Speaker
Description
There is an increasing consensus in the wider scientific community that AI is poised to disrupt science by unlocking entirely new approaches, driving new scientific inquiry, and enabling greater scientific leaps with far-reaching societal consequences. In addition, challenges unique to scientific problems offer an opportunity to dramatically advance AI. However, there are substantial barriers that are faced by AI in the context of science, and addressing these barriers will require support for advances in AI that are driven by the unique needs of scientific problems. Workshop on AI Enabled Scientific Revolution was held at NSF in February 2023 to discuss a new frontier in AI that could revolutionize the traditional discovery process across multiple scientific disciplines.
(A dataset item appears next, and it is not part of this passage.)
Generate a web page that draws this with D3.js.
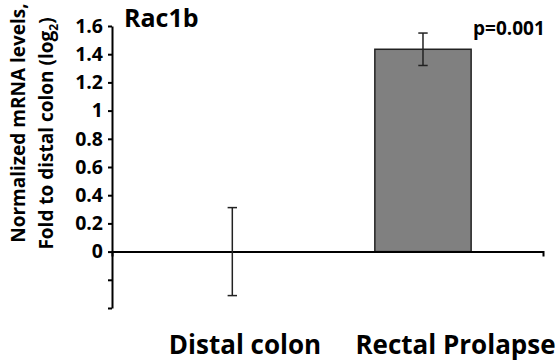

This in-person workshop was attended by 28 researchers spanning all aspects of AI (including ML, robotics, computer vision, and NLP) as well as researchers who had extensive experience at the intersection of AI and one or more scientific applications, including environmental sciences (e.g., climate, hydrology), materials science, high energy physics, astrophysics, chemistry, and biomedical sciences. Attendees were from academia, industry, and philanthropic organizations, as well as NSF and other government agencies. My talk will provide a summary of the wide ranging discussions at the workshop as well as concrete recommendations to incentivize the development of next-generation AI and its adoption in scientific practice that will dramatically accelerate scientific discovery across a range of domains.